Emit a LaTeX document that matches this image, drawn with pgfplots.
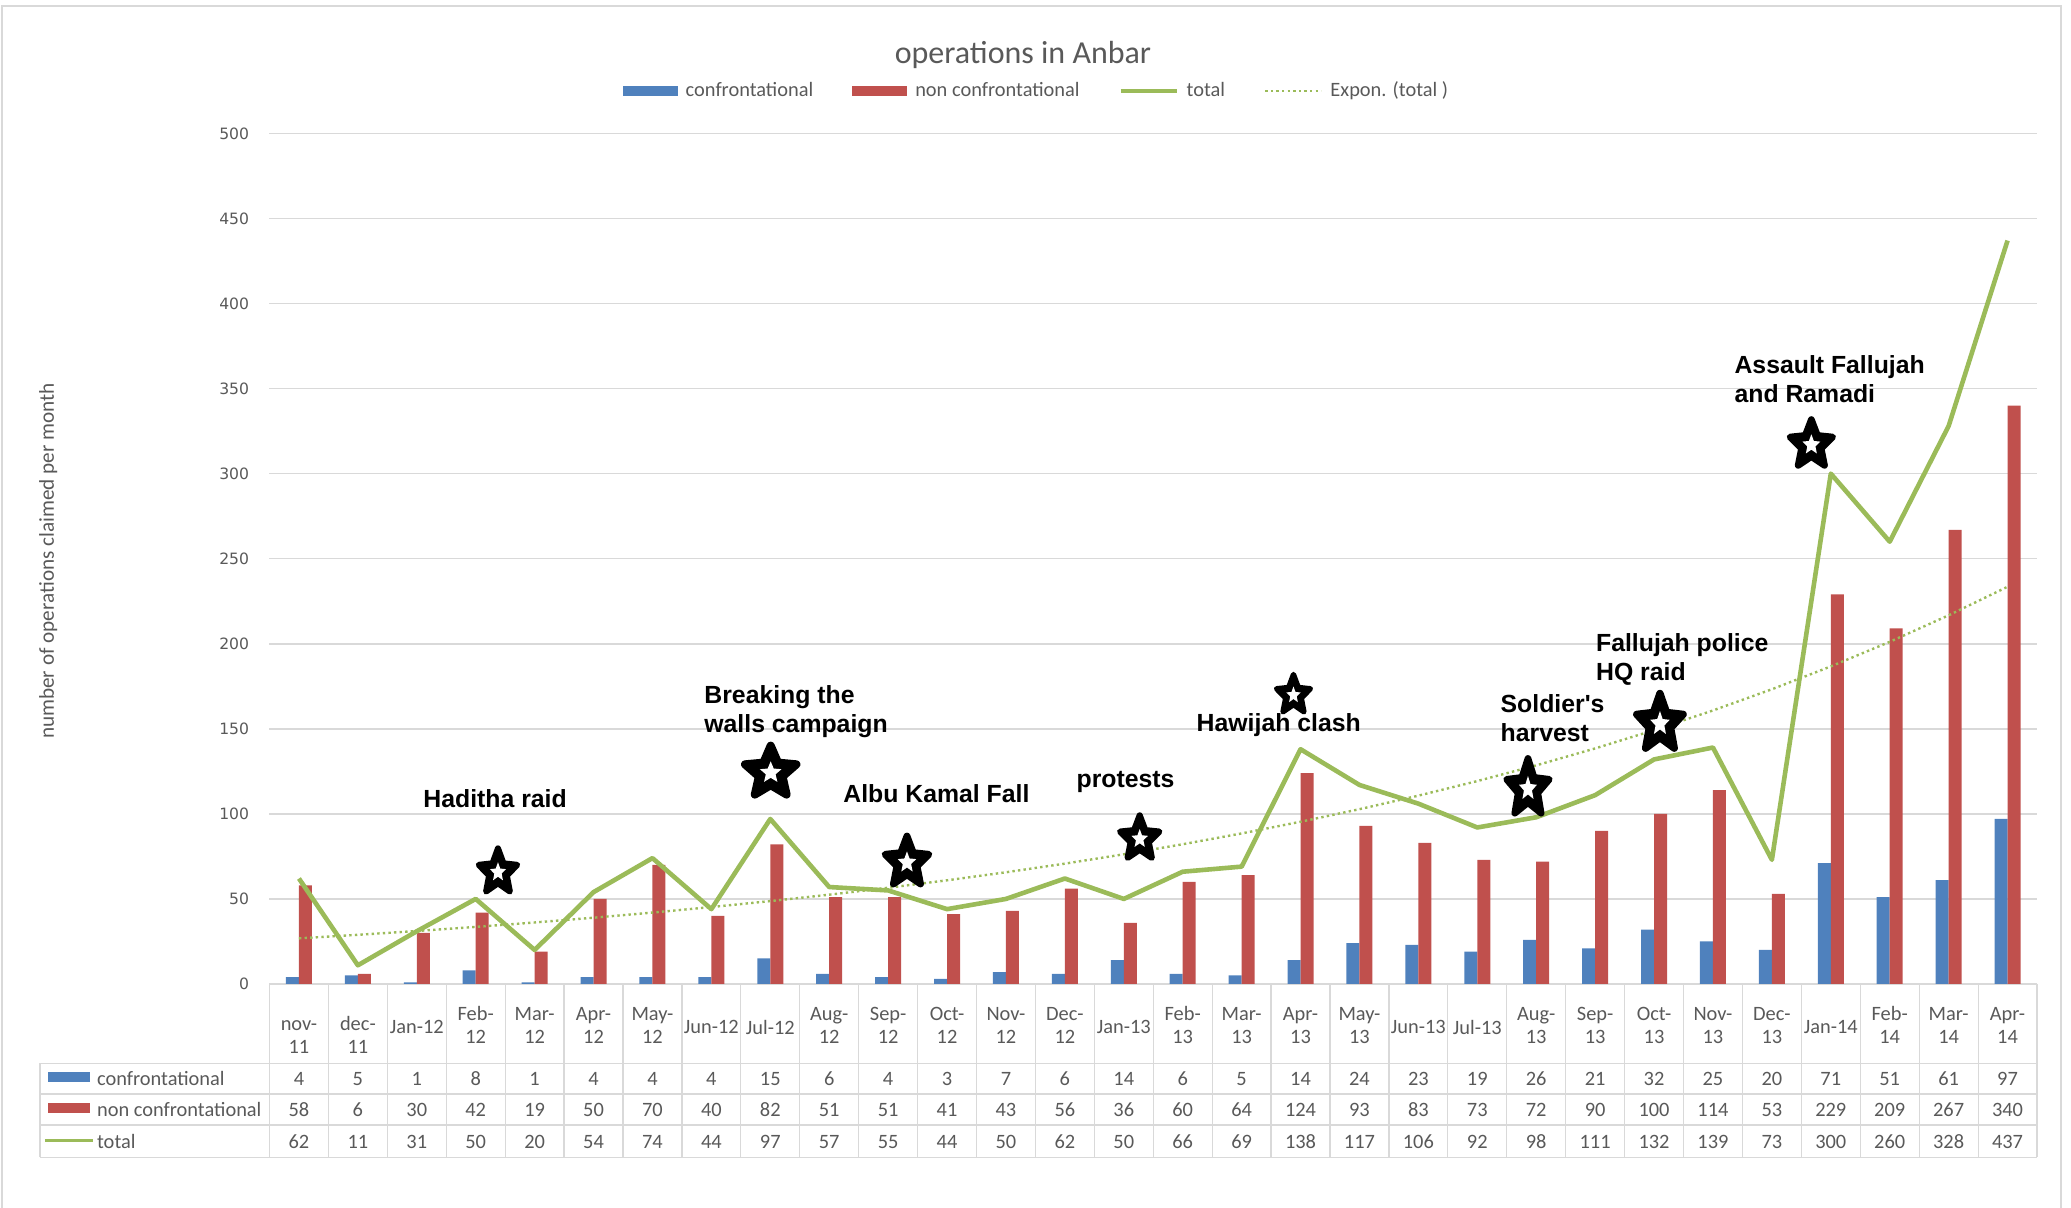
\documentclass[border=0pt]{standalone}
\usepackage{pgfplots}
\pgfplotsset{compat=1.18}
\usepackage{pgfplotstable}
\usepackage{fontspec}
\setmainfont{Carlito}
\newfontfamily\annfont{Liberation Sans}
\newfontfamily\tickfont{DejaVu Sans}
\definecolor{cblue}{HTML}{4F81BD}
\definecolor{cred}{HTML}{C0504D}
\definecolor{cgreen}{HTML}{9BBB59}
\definecolor{textgray}{HTML}{595959}
\definecolor{gridgray}{HTML}{D9D9D9}
\newcommand{\tabfont}{\fontsize{10.2}{11.5}\selectfont}
\newcommand{\annf}{\annfont\bfseries\fontsize{12.4}{14.5}\selectfont}
\newcommand{\cl}[2]{\begin{tabular}{@{}c@{}}#1\\#2\end{tabular}}
\newcommand{\clb}[2]{\begin{tabular}{@{}c@{}}\rule{0pt}{18pt}#1\\#2\end{tabular}}

\pgfdeclareplotmark{ostar}{%
  \pgfsetroundjoin
  \pgfsetlinewidth{0.3\pgfplotmarksize}%
  \pgfsetstrokecolor{black}\pgfsetfillcolor{black}%
  \pgfpathmoveto{\pgfpointpolar{90}{\pgfplotmarksize}}%
  \pgfpathlineto{\pgfpointpolar{126}{0.46\pgfplotmarksize}}%
  \pgfpathlineto{\pgfpointpolar{162}{\pgfplotmarksize}}%
  \pgfpathlineto{\pgfpointpolar{198}{0.46\pgfplotmarksize}}%
  \pgfpathlineto{\pgfpointpolar{234}{\pgfplotmarksize}}%
  \pgfpathlineto{\pgfpointpolar{270}{0.46\pgfplotmarksize}}%
  \pgfpathlineto{\pgfpointpolar{306}{\pgfplotmarksize}}%
  \pgfpathlineto{\pgfpointpolar{342}{0.46\pgfplotmarksize}}%
  \pgfpathlineto{\pgfpointpolar{18}{\pgfplotmarksize}}%
  \pgfpathlineto{\pgfpointpolar{54}{0.46\pgfplotmarksize}}%
  \pgfpathclose
  \pgfusepathqfillstroke
  \pgfsetfillcolor{white}%
  \pgfpathmoveto{\pgfpointpolar{90}{0.42\pgfplotmarksize}}%
  \pgfpathlineto{\pgfpointpolar{126}{0.19\pgfplotmarksize}}%
  \pgfpathlineto{\pgfpointpolar{162}{0.42\pgfplotmarksize}}%
  \pgfpathlineto{\pgfpointpolar{198}{0.19\pgfplotmarksize}}%
  \pgfpathlineto{\pgfpointpolar{234}{0.42\pgfplotmarksize}}%
  \pgfpathlineto{\pgfpointpolar{270}{0.19\pgfplotmarksize}}%
  \pgfpathlineto{\pgfpointpolar{306}{0.42\pgfplotmarksize}}%
  \pgfpathlineto{\pgfpointpolar{342}{0.19\pgfplotmarksize}}%
  \pgfpathlineto{\pgfpointpolar{18}{0.42\pgfplotmarksize}}%
  \pgfpathlineto{\pgfpointpolar{54}{0.19\pgfplotmarksize}}%
  \pgfpathclose
  \pgfusepathqfill
}

\pgfplotstableread{
x conf nonconf total trend
1 4 58 62 26.83
2 5 6 11 28.91
3 1 30 31 31.15
4 8 42 50 33.56
5 1 19 20 36.16
6 4 50 54 38.96
7 4 70 74 41.98
8 4 40 44 45.23
9 15 82 97 48.73
10 6 51 57 52.50
11 4 51 55 56.57
12 3 41 44 60.95
13 7 43 50 65.67
14 6 56 62 70.75
15 14 36 50 76.24
16 6 60 66 82.14
17 5 64 69 88.50
18 14 124 138 95.36
19 24 93 117 102.75
20 23 83 106 110.71
21 19 73 92 119.28
22 26 72 98 128.52
23 21 90 111 138.47
24 32 100 132 149.20
25 25 114 139 160.80
26 20 53 73 173.25
27 71 229 300 186.68
28 51 209 260 201.13
29 61 267 328 216.72
30 97 340 437 233.50
}\data

\begin{document}
\begin{tikzpicture}
\path[use as bounding box] (-134.75pt,-112pt) rectangle (900.75pt,492pt);
\draw[gridgray, line width=0.75pt] (-133.75pt,-113pt) -- (-133.75pt,489pt) -- (895.75pt,489pt) -- (895.75pt,-113pt);
\begin{axis}[
  scale only axis, width=883.75pt, height=425.3pt,
  xmin=0.5, xmax=30.5, ymin=0, ymax=500,
  clip=false,
  axis line style={draw=none},
  major tick length=0pt,
  ytick={0,50,...,500},
  ymajorgrids, grid style={gridgray, line width=0.75pt},
  xtick={1,...,30},
  xticklabels={{\clb{nov-}{11}},{\clb{dec-}{11}},{Jan-12},{\cl{Feb-}{12}},{\cl{Mar-}{12}},{\cl{Apr-}{12}},{\cl{May-}{12}},{Jun-12},{Jul-12},{\cl{Aug-}{12}},{\cl{Sep-}{12}},{\cl{Oct-}{12}},{\cl{Nov-}{12}},{\cl{Dec-}{12}},{Jan-13},{\cl{Feb-}{13}},{\cl{Mar-}{13}},{\cl{Apr-}{13}},{\cl{May-}{13}},{Jun-13},{Jul-13},{\cl{Aug-}{13}},{\cl{Sep-}{13}},{\cl{Oct-}{13}},{\cl{Nov-}{13}},{\cl{Dec-}{13}},{Jan-14},{\cl{Feb-}{14}},{\cl{Mar-}{14}},{\cl{Apr-}{14}}},
  xticklabel style={anchor=center, yshift=-21.5pt, font=\tabfont, text=textgray, inner sep=0pt},
  /pgf/number format/assume math mode=true,
  yticklabel style={font={\tickfont\fontsize{7.8}{9}\selectfont}, text=textgray, anchor=east, inner sep=0pt, xshift=-10pt},
  ylabel={number of operations claimed per month},
  ylabel style={at={(axis description cs:-0.1252,0.4973)}, anchor=center, font=\fontsize{10.6}{12}\selectfont, text=textgray},
  title={operations in Anbar},
  title style={at={(axis description cs:0.4263,1.0945)}, anchor=center, yshift=-7pt, font=\fontsize{16}{19}\selectfont, text=textgray},
  legend style={at={(0.4342,1.0498)}, anchor=center, draw=none, fill=none, inner sep=0pt,
    font=\fontsize{10.2}{12}\selectfont, text=textgray, nodes={inner sep=1.5pt},
    /tikz/every odd column/.append style={column sep=2.5pt},
    /tikz/every even column/.append style={column sep=18pt}},
  legend columns=4,
]
\addplot[ybar, bar width=6.5pt, bar shift=-3.25pt, fill=cblue, draw=none,
  legend image code/.code={\fill[cblue] (-2pt,-2.5pt) rectangle (25.5pt,2.5pt);}]
  table[x=x, y=conf] {\data};
\addlegendentry{confrontational}
\addplot[ybar, bar width=6.5pt, bar shift=3.25pt, fill=cred, draw=none,
  legend image code/.code={\fill[cred] (-1pt,-2.5pt) rectangle (26.5pt,2.5pt);}]
  table[x=x, y=nonconf] {\data};
\addlegendentry{non confrontational}
\addplot[cgreen, line width=2.3pt, line join=round, mark=none,
  legend image code/.code={\draw[cgreen, line width=2pt] (0pt,0pt) -- (28pt,0pt);}]
  table[x=x, y=total] {\data};
\addlegendentry{total}
\addplot[cgreen, line width=1.2pt, dash pattern=on 1.2pt off 1.6pt, mark=none,
  legend image code/.code={\draw[cgreen, line width=1.2pt, dash pattern=on 1.2pt off 1.6pt] (0pt,0pt) -- (28pt,0pt);}]
  table[x=x, y=trend] {\data};
\addlegendentry{Expon. (total )}

% table numbers
\pgfplotsset{every node near coord/.style={anchor=center, font=\tabfont, text=textgray, inner sep=0pt}}
\addplot[draw=none, forget plot, nodes near coords, nodes near coords align={center}, point meta=\thisrow{conf}] table[x=x, y expr=-55.6] {\data};
\addplot[draw=none, forget plot, nodes near coords, nodes near coords align={center}, point meta=\thisrow{nonconf}] table[x=x, y expr=-73.8] {\data};
\addplot[draw=none, forget plot, nodes near coords, nodes near coords align={center}, point meta=\thisrow{total}] table[x=x, y expr=-92.6] {\data};

% stars
\addplot[forget plot, only marks, mark=ostar, mark size=10.1pt, mark options={yscale=1.18}] coordinates {(4.378,65.7)};
\addplot[forget plot, only marks, mark=ostar, mark size=13.5pt, mark options={yscale=1.0}] coordinates {(9.007,124.2)};
\addplot[forget plot, only marks, mark=ostar, mark size=11.5pt, mark options={yscale=1.15}] coordinates {(11.32,71.4)};
\addplot[forget plot, only marks, mark=ostar, mark size=10.3pt, mark options={yscale=1.14}] coordinates {(15.27,85.3)};
\addplot[forget plot, only marks, mark=ostar, mark size=8.9pt, mark options={yscale=1.16}] coordinates {(17.88,169.8)};
\addplot[forget plot, only marks, mark=ostar, mark size=11.2pt, mark options={yscale=1.35}] coordinates {(21.86,114.8)};
\addplot[forget plot, only marks, mark=ostar, mark size=12.2pt, mark options={yscale=1.24}] coordinates {(24.10,153.0)};
\addplot[forget plot, only marks, mark=ostar, mark size=11.2pt, mark options={yscale=1.13}] coordinates {(26.67,316.9)};

% annotations
\node[font=\annf, inner sep=0pt] at (axis cs:4.33,108.7) {Haditha raid};
\node[font=\annf, inner sep=0pt, anchor=west, align=left] at (axis cs:7.875,160) {Breaking the\\walls campaign};
\node[font=\annf, inner sep=0pt] at (axis cs:11.82,111.8) {Albu Kamal Fall};
\node[font=\annf, inner sep=0pt] at (axis cs:15.03,118.8) {protests};
\node[font=\annf, inner sep=0pt] at (axis cs:17.63,152.2) {Hawijah clash};
\node[font=\annf, inner sep=0pt, anchor=west, align=left] at (axis cs:21.39,156.4) {Soldier's\\harvest};
\node[font=\annf, inner sep=0pt, anchor=west, align=left] at (axis cs:23.01,191) {Fallujah police\\HQ raid};
\node[font=\annf, inner sep=0pt, anchor=west, align=left] at (axis cs:25.36,355.6) {Assault Fallujah\\and Ramadi};
\end{axis}

% data table grid
\begin{scope}[gridgray, line width=0.6pt]
\foreach \k in {0,...,30} {\draw ({\k*29.45833pt},0pt) -- ({\k*29.45833pt},-86.65pt);}
\draw (-114.75pt,-39.65pt) -- (883.75pt,-39.65pt);
\draw (-114.75pt,-55pt) -- (883.75pt,-55pt);
\draw (-114.75pt,-70.5pt) -- (883.75pt,-70.5pt);
\draw (-114.75pt,-86.65pt) -- (883.75pt,-86.65pt);
\draw (-114.75pt,-39.65pt) -- (-114.75pt,-86.65pt);
\end{scope}
\fill[cblue] (-110.9pt,-49.15pt) rectangle (-89.75pt,-44.15pt);
\fill[cred] (-110.9pt,-64.65pt) rectangle (-89.75pt,-59.65pt);
\draw[cgreen, line width=1.35pt] (-112.25pt,-78.1pt) -- (-88.1pt,-78.1pt);
\node[anchor=west, inner sep=0pt, font=\tabfont, text=textgray] at (-86.4pt,-47.3pt) {confrontational};
\node[anchor=west, inner sep=0pt, font=\tabfont, text=textgray] at (-86.4pt,-62.8pt) {non confrontational};
\node[anchor=west, inner sep=0pt, font=\tabfont, text=textgray] at (-86.4pt,-78.6pt) {total};
\end{tikzpicture}
\end{document}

• [TASK DETAILS]:
Collect each line holding the string "image".

• [TASK RESPONSE]:
Emit a LaTeX document that matches this image, drawn with pgfplots.
  legend image code/.code={\fill[cblue] (-2pt,-2.5pt) rectangle (25.5pt,2.5pt);}]
  legend image code/.code={\fill[cred] (-1pt,-2.5pt) rectangle (26.5pt,2.5pt);}]
  legend image code/.code={\draw[cgreen, line width=2pt] (0pt,0pt) -- (28pt,0pt);}]
  legend image code/.code={\draw[cgreen, line width=1.2pt, dash pattern=on 1.2pt off 1.6pt] (0pt,0pt) -- (28pt,0pt);}]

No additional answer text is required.